Correspondance de Voltaire/1771/Lettre 8208

Correspondance : année 1771GarnierŒuvres complètes de Voltaire, tome 47 (p. 354-355).
8208. — À M. LE MARÉCHAL DUC DE RICHELIEU.
À Ferney, 13 février.

Par la sainte Vierge, monseigneur, c’est à vous, c’est à notre doyen, c’est à M. le maréchal de Richelieu à gouverner notre Académie ; mais mon héros ne peut y donner qu’un coup d’œil en passant ; il a quelques affaires un peu plus importantes. Tout ce que je sais, c’est que je vous demande votre protection pour M. Gaillard, que vous en trouverez très-digne, et qui n’est point du tout infecté de ces principes que vous haïssez avec raison.

Je vous prie de remarquer que M. d’Alembert est le seul de nos académiciens qui ait travaillé à l’Encyclopédie, et que c’est assurément un homme d’un très-rare mérite.
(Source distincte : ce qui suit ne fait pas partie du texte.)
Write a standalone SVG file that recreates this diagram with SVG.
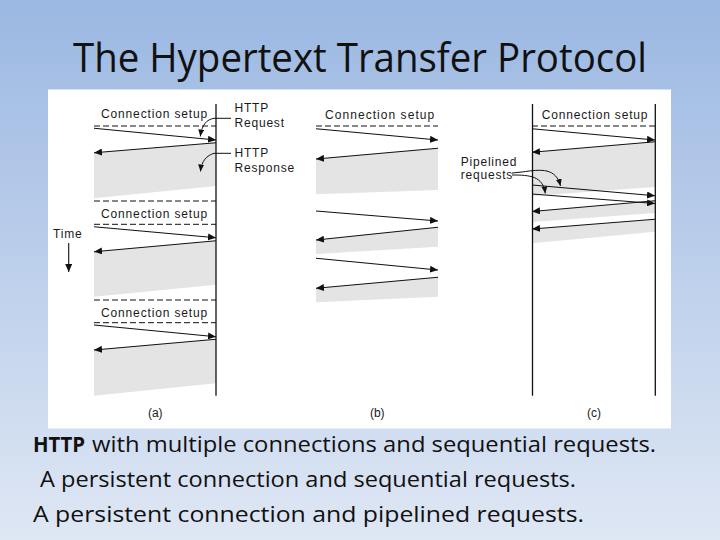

Je ne connais guère que Jean-Jacques Rousseau à qui on puisse reprocher ces idées d’égalité et d’indépendance, et toutes ces chimères qui ne sont que ridicules. Mais ne craignez pas que je vous demande jamais une place d’académicien pour lui, encore moins pour La Beaumelle, qui est fort inférieur à Jean-Jacques pour l’esprit et pour les connaissances, et infiniment supérieur en méchanceté et en impudence.

Il me paraît qu’il y a bien d’autres places à donner actuellement. Voilà un grand labyrinthe dont il sera difficile de sortir. Pour moi, qui ne sors guère de mon lit depuis que la neige couvre mes déserts, et qui suis privé à la fois de mes yeux et de mes jambes, je ne vois point les événements de ce monde du fond de mon tombeau de neiges. J’attends paisiblement les beaux jours ; je n’en trouverai que quand je pourrai vous faire encore ma cour avant d’achever ma carrière, et je prie Dieu que celle de notre doyen égale au moins celle du doyen Fontenelle.

Agréez mon tendre et profond respect.